Jean-Pierre Biemlfdlkk


Gawker has an entry in the Brand Names News category.

On Friday, The New York Times profiled some of the Chinese companies that have taken nonsensical branding to its postmodern conclusion, selling products under Western-inspired names like “Biemlfdlkk” and “Marisfrolg.”

Other brands mentioned in the article:

  • Frognie Zila
  • Helen Keller (a sunglasses maker)
  • Chrisdien Deny
  • Adidos
  • Orgee
  • Cnoverse
  • Fuma
  • Johnnie Worker Red Labial Whiskey

With ginger ale!

Of course, giving your company a meaningless, foreign-sounding name can present unique challenges when dealing with journalists.

A Biemlfdlkk saleswoman in the southern city of Guangzhou explained, “It’s a German name.” An employee at another Biemlfdlkk shop had a different explanation: “It’s the name of a French designer.”

Ah yes, Jean-Pierre Biemlfdlkk.

Non. C’est Jean-Claude.

 

Comments

  1. AsqJames says

    I’m sure you’re not doing this, but it’s not unusual for we sophisticated Westerners to sneer at such foolishness…I just wonder how many of the sneerers have tattoos of “really deep & meaningful” Chinese characters?

  2. cafeeineaddicted says

    From the names I see there, some seem to be obvious brand knock-offs, and that’s nothing new.

  3. resident_alien says

    Please, please tell me there are “Johnnie Worker Red Labial Whiskey” T-shirts out there that I can buy.
    My life is not complete without one.

  4. says

    Getting a tattoo is not quite the same as setting up in business. If you’re happy for your business to be a figure of fun OK, but I think if I was trying to sell into a market speaking a different language to my own I might take a wee bit more care than “Johnnie Worker Red Labial Whiskey” so I didn’t make the basic mistake of spelling “Scotch” whisky with an e!

  5. lorn says

    Everyone is pushing for a niche close enough to catch some of the limelight off the big names.

    As I understand it a whole lot of average Chinese consumers associate quality with foreign made products, and foreign with being covered in a language they can’t read, pronounce, or understand.

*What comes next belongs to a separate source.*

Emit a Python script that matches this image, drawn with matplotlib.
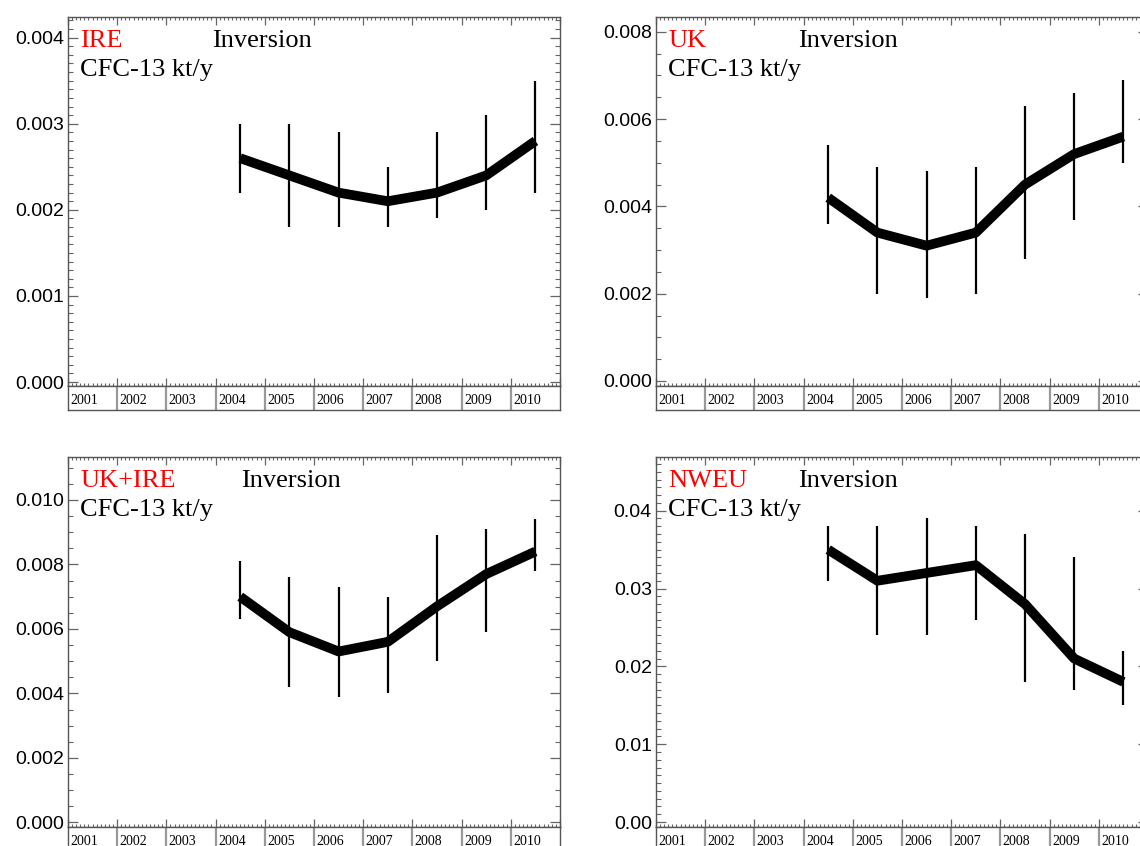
import numpy as np
import matplotlib
matplotlib.use('Agg')
import matplotlib.pyplot as plt
from matplotlib.ticker import FixedLocator, MultipleLocator, FormatStrFormatter
from matplotlib.transforms import offset_copy

# ---------------- data ----------------
years = [2004, 2005, 2006, 2007, 2008, 2009, 2010]
year_labels = ['2001', '2002', '2003', '2004', '2005',
               '2006', '2007', '2008', '2009', '2010']

ire_val = [0.0026, 0.0024, 0.0022, 0.0021, 0.0022, 0.0024, 0.0028]
ire_hi = [0.0030, 0.0030, 0.0029, 0.0025, 0.0029, 0.0031, 0.0035]
ire_lo = [0.0022, 0.0018, 0.0018, 0.0018, 0.0019, 0.0020, 0.0022]

uk_val = [0.0042, 0.0034, 0.0031, 0.0034, 0.0045, 0.0052, 0.0056]
uk_hi = [0.0054, 0.0049, 0.0048, 0.0049, 0.0063, 0.0066, 0.0069]
uk_lo = [0.0036, 0.0020, 0.0019, 0.0020, 0.0028, 0.0037, 0.0050]

ukire_val = [0.0070, 0.0059, 0.0053, 0.0056, 0.0067, 0.0077, 0.0084]
ukire_hi = [0.0081, 0.0076, 0.0073, 0.0070, 0.0089, 0.0091, 0.0094]
ukire_lo = [0.0063, 0.0042, 0.0039, 0.0040, 0.0050, 0.0059, 0.0078]

nweu_val = [0.035, 0.031, 0.032, 0.033, 0.028, 0.021, 0.018]
nweu_hi = [0.038, 0.038, 0.039, 0.038, 0.037, 0.034, 0.022]
nweu_lo = [0.031, 0.024, 0.024, 0.026, 0.018, 0.017, 0.015]

regions = ['IRE', 'UK', 'UK+IRE', 'NWEU']
subtitle = 'Inversion'
species = 'CFC-13 kt/y'

# ---------------- layout ----------------
W, H = 1140, 846
fig = plt.figure(figsize=(W / 100, H / 100), dpi=100)


def px(l, t, w, h):
    return [l / W, 1 - (t + h) / H, w / W, h / H]


panels = [
    dict(name=regions[0], v=ire_val, hi=ire_hi, lo=ire_lo, pos=(68, 17, 369),
         ylim=(-0.000046, 0.00424), major=0.001, minor=0.0001, fmt='%.3f', inv_x=144),
    dict(name=regions[1], v=uk_val, hi=uk_hi, lo=uk_lo, pos=(656, 17, 369),
         ylim=(-0.000115, 0.00834), major=0.002, minor=0.0005, fmt='%.3f', inv_x=142),
    dict(name=regions[2], v=ukire_val, hi=ukire_hi, lo=ukire_lo, pos=(68, 457, 370),
         ylim=(-0.00014, 0.01133), major=0.002, minor=0.0005, fmt='%.3f', inv_x=173),
    dict(name=regions[3], v=nweu_val, hi=nweu_hi, lo=nweu_lo, pos=(656, 457, 370),
         ylim=(-0.00064, 0.0469), major=0.01, minor=0.001, fmt='%.2f', inv_x=142),
]

AXW = 492
BOXH = 24
spine_col = '#555555'
tick_col = '#666666'
x0, x1 = 2000.5, 2010.5
bounds = np.arange(x0, x1 + 0.01, 1.0)
months = np.arange(x0, x1 + 0.001, 1.0 / 12)

serif = ['Liberation Serif', 'DejaVu Serif']
sans = ['Liberation Sans', 'DejaVu Sans']

for p in panels:
    l, t, h = p['pos']
    ax = fig.add_axes(px(l, t, AXW, h))
    ax.vlines(years, p['lo'], p['hi'], color='black', lw=1.6, zorder=3)
    ax.plot(years, p['v'], color='black', lw=7, solid_joinstyle='round',
            solid_capstyle='butt', zorder=2)
    ax.set_xlim(x0, x1)
    ax.set_ylim(*p['ylim'])

    ax.xaxis.set_major_locator(FixedLocator(bounds))
    ax.xaxis.set_minor_locator(FixedLocator(months))
    ax.xaxis.set_major_formatter(plt.NullFormatter())
    ax.yaxis.set_major_locator(MultipleLocator(p['major']))
    ax.yaxis.set_minor_locator(MultipleLocator(p['minor']))
    ax.yaxis.set_major_formatter(FormatStrFormatter(p['fmt']))

    ax.tick_params(axis='x', which='major', direction='in', length=5.8, width=0.9,
                   color=tick_col, top=True, bottom=True, labelbottom=False)
    ax.tick_params(axis='x', which='minor', direction='in', length=2.3, width=0.8,
                   color=tick_col, top=True, bottom=True)
    ax.tick_params(axis='y', which='major', direction='in', length=7.2, width=0.9,
                   color=tick_col, left=True, right=True, pad=3, labelsize=14)
    ax.tick_params(axis='y', which='minor', direction='in', length=3.6, width=0.8,
                   color=tick_col, left=True, right=True)
    for lab in ax.get_yticklabels():
        lab.set_fontfamily(sans)
    for s in ax.spines.values():
        s.set_color(spine_col)
        s.set_linewidth(1.0)

    tr1 = offset_copy(ax.transAxes, fig=fig, x=12, y=-30, units='dots')
    ax.text(0, 1, p['name'], transform=tr1, color='#ff0000', fontsize=19,
            family=serif, ha='left', va='baseline')
    tr2 = offset_copy(ax.transAxes, fig=fig, x=p['inv_x'], y=-30, units='dots')
    ax.text(0, 1, subtitle, transform=tr2, color='black', fontsize=19,
            family=serif, ha='left', va='baseline')
    tr3 = offset_copy(ax.transAxes, fig=fig, x=12, y=-59, units='dots')
    ax.text(0, 1, species, transform=tr3, color='black', fontsize=19,
            family=serif, ha='left', va='baseline')

    # year box row
    bx = fig.add_axes(px(l, t + h, AXW, BOXH))
    bx.set_xlim(x0, x1)
    bx.set_ylim(0, 1)
    bx.set_xticks([])
    bx.set_yticks([])
    for s in bx.spines.values():
        s.set_color(spine_col)
        s.set_linewidth(1.0)
    bx.vlines(bounds[1:-1], 0, 1, color='#999999', lw=1.6)
    for i, lab in enumerate(year_labels):
        bx.text(bounds[i] + 0.05, 0.4, lab, fontsize=10, family=serif,
                ha='left', va='center', color='black')

fig.savefig('out.png', dpi=100)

Ironically I sometime feel the same way when I visit the Asian food store. I was wondering which product was more completely authentic and I ended up with the package with the least comprehensible language on it. When I got home I noticed the tiny writing that said it was a product made in the US. How the hell it ended up in that store, with all those indecipherable characters on it I may never know. It was a good product, and sufficiently authentic that nobody complained.

    And then there are the cultural differences. For a time there China was associating everything with the glory of the worker’s party and revolution. So you got a whole lot of ‘Glorious Struggle’ this, and ‘Red Star’ that. It was so ubiquitous an association that the Chinese were not phased by it. Westerners however were sometimes more selective. Despite being a very reliable and economically priced brand Red Star sanitary napkins never caught on outside China. Go figure.

  6. says

    “Johnnie Worker Red Labial Whiskey”…

    (Blinks…)

    Right. Erm… I’m not actually sure they’re trying to imply consuming this stuff might or might not do anything to anyone’s body…

    … Still. I figure anywhere this is marketed, the appropriate medical regulatory agency should probably insist upon one of those ‘claims neither verified nor endorsed’ things on the label.

  7. UnknownEric the Apostate says

    I’d better trademark the name of my company, Tdbbihgwsoubgsyg Enterprises, before it’s too late!